Evolving from obscure state Senator to the president-elect of the United States in just a few years, Obama launched a campaign that reinvented democracy. We are finally seeing the flowering of Lincoln‘s government “of the people, by the people and for the people.” And how has Obama done this? By appealing to the youth vote; by the pronoun we – as in “change we can believe in” rather than “believe in me” – and by leveraging the tools of social networking: e-mail, blogs, text messages and more. The result was a top-to-bottom organisational cohesion that powerfully connected Obama with his supporters.
Now, consider how these forces affect how businesses are run. Again, a revolution is underway. You can see it in how companies interact with customers: the old, “we make, you buy” mentality is rapidly giving way to one of co-creation and collaboration. You can see it in how executives interact with employees – systems are becoming more open and transparent; power is being distributed more widely, hierarchies are inverting and there is a growing sense of shared ownership and responsibility.
Let’s take the strategy development process as a simple example. In the past, strategy formulation in most companies was a closed process, one that was typically performed by a group of top executives who sequestered themselves somewhere for a few days, did some brainstorming and then—presto – the next year’s strategy was born.
Today, more enlightened leaders try to involve as many people in the process as they possibly can. This inclusive process might take the form of people at all levels generating new ideas and opportunities. Or, it could be as simple as a front-line worker participating as one of the many random voices in a company’s online chat room. Either way, the effect is the same–everyone gets an opportunity to help shape the future.
One company putting this democratic notion into practice is IBM, which has made a concerted effort in recent years to leverage technology to engage its entire organisation in its strategy discussions. All 319,000 IBMers around the world were recently invited to participate in an open 72-hour online “strategy jam” about the future direction of the company.
Another example of this democratic leadership can be seen in how companies innovate. Rather than relying on the creative few living out in a disconnected silo (i.e. research and development, new product development, incubators), progressive company leaders are making innovation everyone’s responsibility.
To insure that people are willing and able to participate in innovation, these leaders are making the necessary changes to processes and systems. This includes seeing that people have been properly trained, that they all have access to the same information, are given the time to experiment, have access to resources and are recognized and rewarded for their efforts, even if things don’t turn out as planned.
Procter and Gamble’s A.J. Lafley exemplified this new innovation leadership when he launched “Connect & Develop,” an online portal that fosters a community linking P&G employees with anyone else in the world seeking to pitch, promote and discuss potential products and services. Through this portal, P&G has created an engine of innovation by finding a way to solicit new ideas from outside the company’s walls.

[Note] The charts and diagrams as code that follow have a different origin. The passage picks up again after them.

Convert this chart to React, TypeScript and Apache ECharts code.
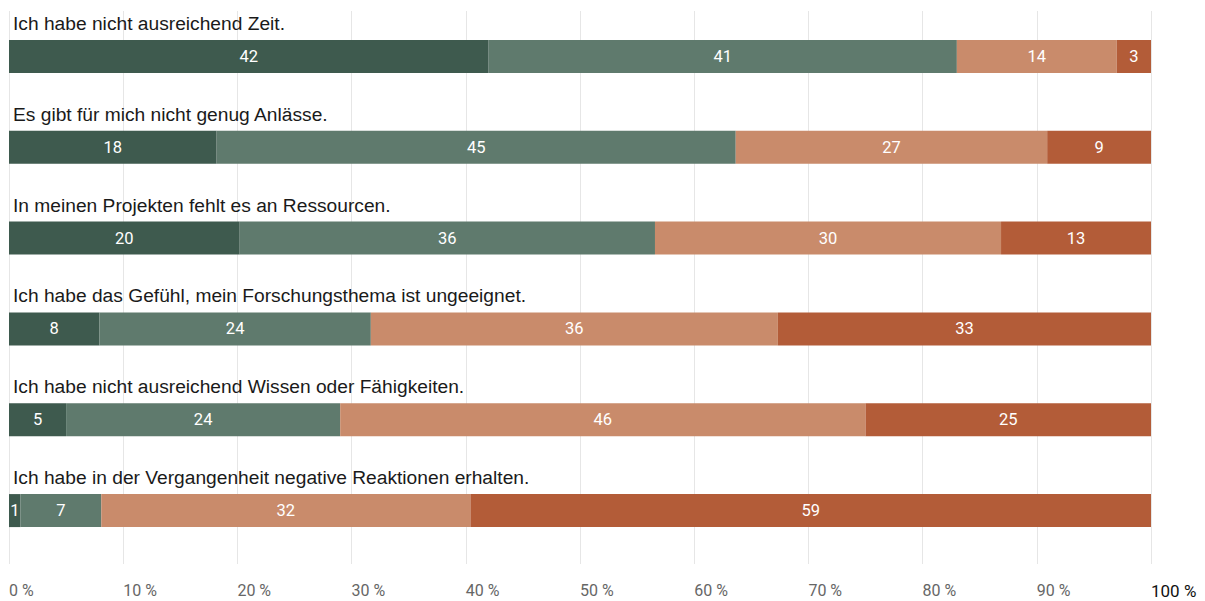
import React, { useEffect, useRef } from "react";
import * as echarts from "echarts";

const categories = [
  "Ich habe nicht ausreichend Zeit.",
  "Es gibt für mich nicht genug Anlässe.",
  "In meinen Projekten fehlt es an Ressourcen.",
  "Ich habe das Gefühl, mein Forschungsthema ist ungeeignet.",
  "Ich habe nicht ausreichend Wissen oder Fähigkeiten.",
  "Ich habe in der Vergangenheit negative Reaktionen erhalten.",
];

const seriesNames = ["trifft voll zu", "trifft eher zu", "trifft eher nicht zu", "trifft nicht zu"];
const valuesA = [42, 18, 20, 8, 5, 1];
const valuesB = [41, 45, 36, 24, 24, 7];
const valuesC = [14, 27, 30, 36, 46, 32];
const valuesD = [3, 9, 13, 33, 25, 59];
const colors = ["#3e5a4e", "#5f7a6d", "#c98b6b", "#b35c38"];

export default function App() {
  const ref = useRef<HTMLDivElement>(null);
  useEffect(() => {
    if (!ref.current) return;
    const chart = echarts.init(ref.current, undefined, { renderer: "svg" });
    const all = [valuesA, valuesB, valuesC, valuesD];
    const totals = categories.map((_, i) => all.reduce((s, arr) => s + arr[i], 0));
    chart.setOption({
      animation: false,
      grid: { left: 9, right: 54, top: 11, height: 545 },
      xAxis: {
        type: "value",
        min: 0,
        max: 100,
        interval: 10,
        axisLine: { show: false },
        axisTick: { show: true, length: 8, lineStyle: { color: "#e6e6e6" } },
        splitLine: { show: true, lineStyle: { color: "#e6e6e6", width: 1 } },
        axisLabel: {
          align: "left",
          margin: 26,
          color: "#666",
          fontFamily: "Roboto",
          fontSize: 16,
          formatter: (v: number) => (v === 100 ? "{b|100 %}" : `${v} %`),
          rich: { b: { color: "#111", fontSize: 17, fontFamily: "Roboto" } },
        },
      },
      yAxis: {
        type: "category",
        inverse: true,
        data: categories,
        axisLine: { show: false },
        axisTick: { show: false },
        splitLine: { show: false },
        axisLabel: {
          inside: true,
          interval: 0,
          margin: 4,
          align: "left",
          verticalAlign: "middle",
          formatter: (v: string) => `{t|${v}}\n{s|}`,
          rich: {
            t: { color: "#1a1a1a", fontFamily: "Liberation Sans", fontSize: 19.2, lineHeight: 20 },
            s: { fontSize: 1, lineHeight: 66, height: 66 },
          },
        },
        z: 10,
      },
      series: all.map((arr, si) => ({
        name: seriesNames[si],
        type: "bar",
        stack: "total",
        barWidth: 33,
        itemStyle: { color: colors[si] },
        data: arr.map((v, i) => (v / totals[i]) * 100),
        label: {
          show: true,
          position: "inside",
          color: "#fff",
          fontFamily: "Roboto",
          fontSize: 16.5,
          formatter: (p: any) => String(arr[p.dataIndex]),
        },
      })),
    });
    return () => chart.dispose();
  }, []);
  return (
    <div
      ref={ref}
      style={{ position: "fixed", left: 0, top: 0, width: 1205, height: 601, background: "#fff" }}
    />
  );
}
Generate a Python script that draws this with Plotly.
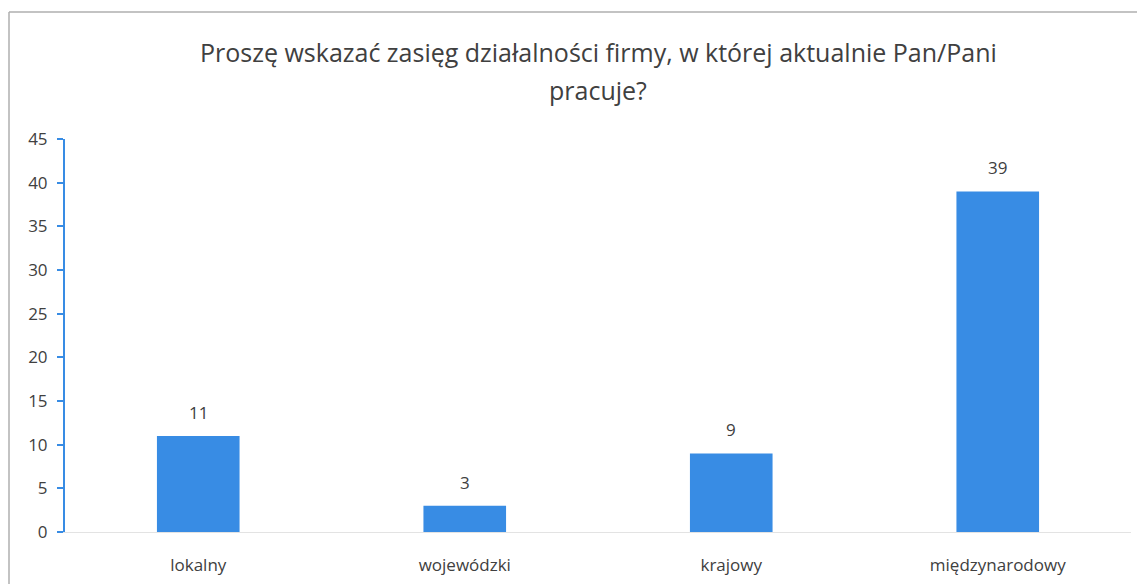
import plotly.graph_objects as go

categories = ["lokalny", "wojewódzki", "krajowy", "międzynarodowy"]
values = [11, 3, 9, 39]
y_ticks = [0, 5, 10, 15, 20, 25, 30, 35, 40, 45]

title_line1 = "Proszę wskazać zasięg działalności firmy, w której aktualnie Pan/Pani"
title_line2 = "pracuje?"

TEXT = "#404040"
BAR = "#388CE4"
FONT = "Open Sans"
BORDER = "#AFAFAF"

# the page body has an 8px default margin, so the figure is placed at (8, 8)
OFF = 8
W, H = 1145 - OFF, 584 - OFF
L = 65 - OFF
T = 139 - OFF
B = H - (532 - OFF)
R = W - (1131 - OFF)
pw, ph = W - L - R, H - T - B

def px_x(p):
    return (p - OFF - L) / pw

def px_y(p):
    return (H - B - (p - OFF)) / ph

fig = go.Figure(go.Bar(
    x=categories, y=values,
    marker=dict(color=BAR, line=dict(width=0)),
    width=0.31,
    hoverinfo="x+y",
))

for c, v in zip(categories, values):
    fig.add_annotation(x=c, y=v, text=str(v), showarrow=False,
                       yanchor="bottom", yshift=10,
                       font=dict(size=17, color=TEXT, family=FONT))

fig.add_annotation(xref="paper", yref="paper", x=0.5, y=px_y(52), text=title_line1,
                   showarrow=False, xanchor="center", yanchor="middle",
                   font=dict(size=25, color=TEXT, family=FONT))
fig.add_annotation(xref="paper", yref="paper", x=0.5, y=px_y(90), text=title_line2,
                   showarrow=False, xanchor="center", yanchor="middle",
                   font=dict(size=25, color=TEXT, family=FONT))

# chart frame (top, left, right edges)
frame_left, frame_right, frame_top, frame_bottom = 9, 1140, 12, 600
for x0, y0, x1, y1 in [
    (frame_left, frame_top, frame_right, frame_top),
    (frame_left, frame_top, frame_left, frame_bottom),
    (frame_right, frame_top, frame_right, frame_bottom),
]:
    fig.add_shape(type="line", xref="paper", yref="paper",
                  x0=px_x(x0), y0=px_y(y0), x1=px_x(x1), y1=px_y(y1),
                  line=dict(color=BORDER, width=1.5), layer="above")

fig.update_layout(
    width=W, height=H,
    margin=dict(l=L, r=R, t=T, b=B, autoexpand=False),
    paper_bgcolor="white", plot_bgcolor="white",
    font=dict(family=FONT, color=TEXT, size=17),
    showlegend=False,
    bargap=0.69,
)
fig.update_xaxes(showline=True, linecolor="#E3E3E3", linewidth=1, ticks="",
                 tickfont=dict(size=17, color=TEXT, family=FONT), showgrid=False,
                 ticklabelstandoff=18, automargin=False)
fig.update_yaxes(range=[0, 45], tickvals=y_ticks, showgrid=False, zeroline=False,
                 showline=True, linecolor=BAR, linewidth=2,
                 ticks="outside", tickcolor=BAR, ticklen=6, tickwidth=2,
                 tickfont=dict(size=17, color=TEXT, family=FONT), ticklabelstandoff=6,
                 automargin=False)

fig.write_html("out.html")
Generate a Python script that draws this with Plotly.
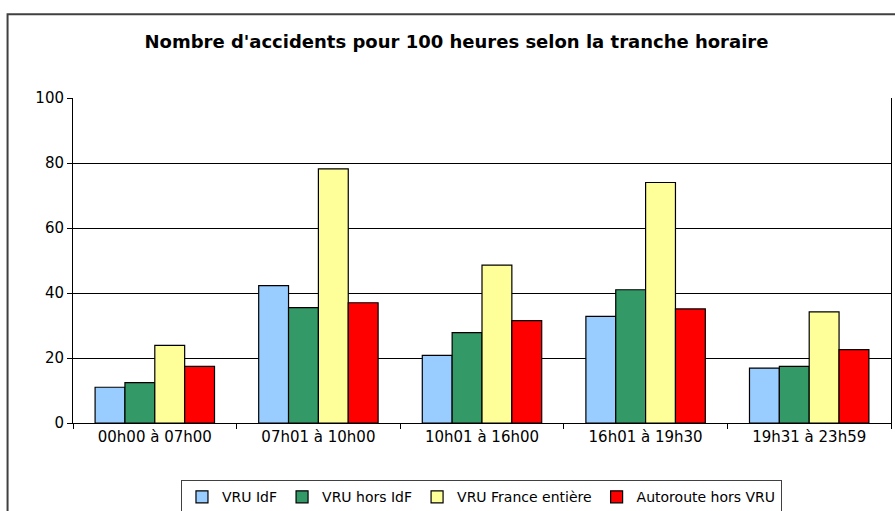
import plotly.graph_objects as go

categories = ["00h00 à 07h00", "07h01 à 10h00", "10h01 à 16h00", "16h01 à 19h30", "19h31 à 23h59"]
series_names = ["VRU IdF", "VRU hors IdF", "VRU France entière", "Autoroute hors VRU"]
vru_idf = [11.0, 42.3, 20.8, 32.8, 16.9]
vru_hors_idf = [12.4, 35.5, 27.8, 41.0, 17.4]
vru_france = [23.9, 78.2, 48.6, 74.0, 34.2]
autoroute = [17.4, 37.0, 31.5, 35.1, 22.6]

colors = ["#99CCFF", "#339966", "#FFFF99", "#FF0000"]
values = [vru_idf, vru_hors_idf, vru_france, autoroute]

FONT = "DejaVu Sans, sans-serif"

fig = go.Figure()
for name, vals, col in zip(series_names, values, colors):
    fig.add_bar(
        x=categories,
        y=vals,
        name=name,
        marker=dict(color=col, line=dict(color="black", width=1.2)),
    )

fig.update_layout(
    width=895,
    height=511,
    paper_bgcolor="white",
    plot_bgcolor="white",
    font=dict(family=FONT, size=15, color="black"),
    margin=dict(l=73, r=4, t=98, b=88, autoexpand=False),
    barmode="group",
    bargap=0.27,
    bargroupgap=0,
    title=dict(
        text="<b>Nombre d'accidents pour 100 heures selon la tranche horaire</b>",
        x=0.51,
        xanchor="center",
        y=0.918,
        yanchor="middle",
        font=dict(family=FONT, size=18, color="black"),
    ),
    legend=dict(
        orientation="h",
        x=0.132,
        y=-0.176,
        xanchor="left",
        yanchor="top",
        bordercolor="#404040",
        borderwidth=1,
        font=dict(family=FONT, size=14),
        tracegroupgap=0,
        itemwidth=30,
    ),
    showlegend=True,
)

fig.update_yaxes(
    range=[0, 100],
    dtick=20,
    showgrid=True,
    gridcolor="black",
    gridwidth=1,
    showline=True,
    linecolor="black",
    linewidth=1,
    mirror=True,
    ticks="outside",
    ticklen=5,
    tickcolor="black",
    zeroline=False,
    automargin=False,
)
fig.update_xaxes(
    showline=True,
    linecolor="black",
    linewidth=1,
    ticks="outside",
    tickson="boundaries",
    ticklen=5,
    tickcolor="black",
    showgrid=False,
    automargin=False,
)

# outer chart frame
fig.add_shape(
    type="rect",
    xref="paper",
    yref="paper",
    x0=-0.080,
    x1=1.1,
    y0=-0.4,
    y1=1.258,
    line=dict(color="#404040", width=2),
    fillcolor="rgba(0,0,0,0)",
    layer="below",
)

# page sits at the top-left corner, no body margin
fig.write_html(
    "out.html",
    config={"displayModeBar": False},
    post_script="document.body.style.margin='0';document.body.style.overflow='hidden';",
)
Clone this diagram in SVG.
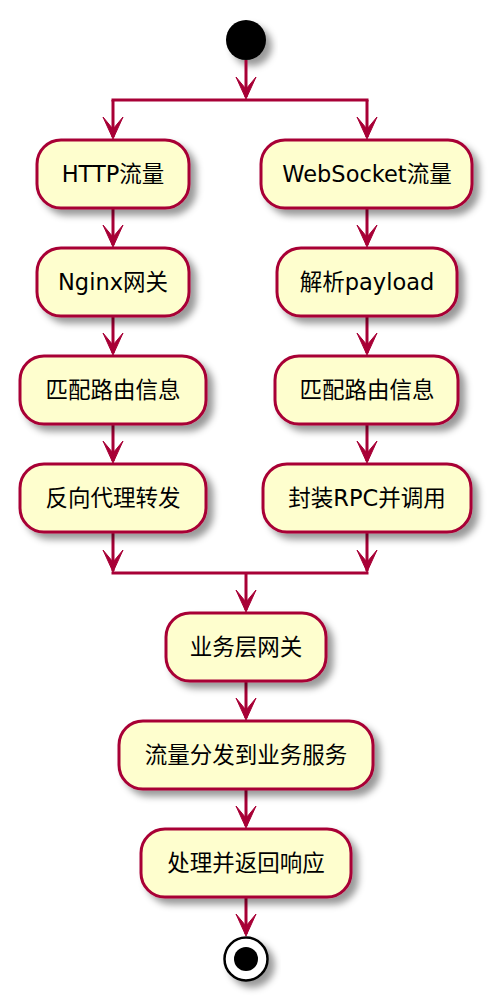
<svg xmlns="http://www.w3.org/2000/svg" width="492" height="1001" viewBox="0 0 492 1001">
<style>
.box{fill:#FEFECE;stroke:#A80036;stroke-width:3;filter:url(#sh)}
.t{font-family:"DejaVu Sans","Noto Sans CJK SC",sans-serif;font-size:22.5px;fill:#000;text-anchor:middle}
.ln{stroke:#A80036;stroke-width:3;fill:none}
.ah{fill:#A80036;stroke:#A80036;stroke-width:1}
</style>
<defs>
<filter id="sh" x="-20%" y="-20%" width="150%" height="160%">
<feGaussianBlur in="SourceAlpha" stdDeviation="3.5"/>
<feOffset dx="6" dy="6" result="b"/>
<feFlood flood-color="#000" flood-opacity="0.4"/>
<feComposite in2="b" operator="in"/>
<feMerge><feMergeNode/><feMergeNode in="SourceGraphic"/></feMerge>
</filter>
</defs>
<g id="start"><circle cx="246" cy="40" r="20" fill="#000" filter="url(#sh)"/></g>
<g id="connectors">
<line class="ln" x1="246" y1="60" x2="246" y2="97"/>
<polygon class="ah" points="236,77 246,99 256,77 246,89"/>
<line class="ln" x1="111.5" y1="100" x2="368.5" y2="100"/>
<line class="ln" x1="113" y1="100" x2="113" y2="137"/>
<polygon class="ah" points="103,117 113,139 123,117 113,129"/>
<line class="ln" x1="367" y1="100" x2="367" y2="137"/>
<polygon class="ah" points="357,117 367,139 377,117 367,129"/>
<line class="ln" x1="113" y1="208" x2="113" y2="245"/>
<polygon class="ah" points="103,225 113,247 123,225 113,237"/>
<line class="ln" x1="113" y1="316" x2="113" y2="353"/>
<polygon class="ah" points="103,333 113,355 123,333 113,345"/>
<line class="ln" x1="113" y1="424" x2="113" y2="461"/>
<polygon class="ah" points="103,441 113,463 123,441 113,453"/>
<line class="ln" x1="113" y1="532" x2="113" y2="571"/>
<polygon class="ah" points="103,550 113,572 123,550 113,562"/>
<line class="ln" x1="367" y1="208" x2="367" y2="245"/>
<polygon class="ah" points="357,225 367,247 377,225 367,237"/>
<line class="ln" x1="367" y1="316" x2="367" y2="353"/>
<polygon class="ah" points="357,333 367,355 377,333 367,345"/>
<line class="ln" x1="367" y1="424" x2="367" y2="461"/>
<polygon class="ah" points="357,441 367,463 377,441 367,453"/>
<line class="ln" x1="367" y1="532" x2="367" y2="571"/>
<polygon class="ah" points="357,550 367,572 377,550 367,562"/>
<line class="ln" x1="111.5" y1="573" x2="368.5" y2="573"/>
<line class="ln" x1="246" y1="573" x2="246" y2="610"/>
<polygon class="ah" points="236,590 246,612 256,590 246,602"/>
<line class="ln" x1="246" y1="681" x2="246" y2="718"/>
<polygon class="ah" points="236,698 246,720 256,698 246,710"/>
<line class="ln" x1="246" y1="789" x2="246" y2="826"/>
<polygon class="ah" points="236,806 246,828 256,806 246,818"/>
<line class="ln" x1="246" y1="897" x2="246" y2="934"/>
<polygon class="ah" points="236,914 246,936 256,914 246,926"/>
</g>
<g id="n1"><rect class="box" x="37" y="140" width="152" height="68" rx="24"/><text class="t" x="113" y="182">HTTP流量</text></g>
<g id="n2"><rect class="box" x="261" y="140" width="211" height="68" rx="24"/><text class="t" x="367" y="182">WebSocket流量</text></g>
<g id="n3"><rect class="box" x="37" y="248" width="152" height="68" rx="24"/><text class="t" x="113" y="290">Nginx网关</text></g>
<g id="n4"><rect class="box" x="277" y="248" width="180" height="68" rx="24"/><text class="t" x="367" y="290">解析payload</text></g>
<g id="n5"><rect class="box" x="20" y="356" width="186" height="68" rx="24"/><text class="t" x="113" y="398">匹配路由信息</text></g>
<g id="n6"><rect class="box" x="275" y="356" width="183" height="68" rx="24"/><text class="t" x="367" y="398">匹配路由信息</text></g>
<g id="n7"><rect class="box" x="20" y="464" width="186" height="68" rx="24"/><text class="t" x="113" y="506">反向代理转发</text></g>
<g id="n8"><rect class="box" x="263" y="464" width="208" height="68" rx="24"/><text class="t" x="367" y="506">封装RPC并调用</text></g>
<g id="n9"><rect class="box" x="166" y="613" width="160" height="68" rx="24"/><text class="t" x="246" y="655">业务层网关</text></g>
<g id="n10"><rect class="box" x="119" y="721" width="254" height="68" rx="24"/><text class="t" x="246" y="763">流量分发到业务服务</text></g>
<g id="n11"><rect class="box" x="141" y="829" width="210" height="68" rx="24"/><text class="t" x="246" y="871">处理并返回响应</text></g>
<g id="end"><circle cx="246" cy="959" r="21.5" fill="#fff" stroke="#000" stroke-width="2.5" filter="url(#sh)"/><circle cx="246" cy="959" r="12" fill="#000"/></g>
</svg>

A similar strategy was described by Aideen Waters of Allianz at the recent Innovation Forum in Croke Park where she explained her responsibility as the delivery of an Allianz global strategy to use innovative thinking gathered from all countries and all levels of the business as a means of putting the customer at the heart of the organisation.
In short, the world’s best companies, like democracy in the US, are evolving. Tomorrow’s leaders like IBM and P&G have already begun using technology to turn their organizations upside down – sharing decision making power with its members on the front lines. These organisations represent the future. Companies that fail to adapt in this way, like the traditional form of government we have grown accustomed to, will simply fade away into the history books.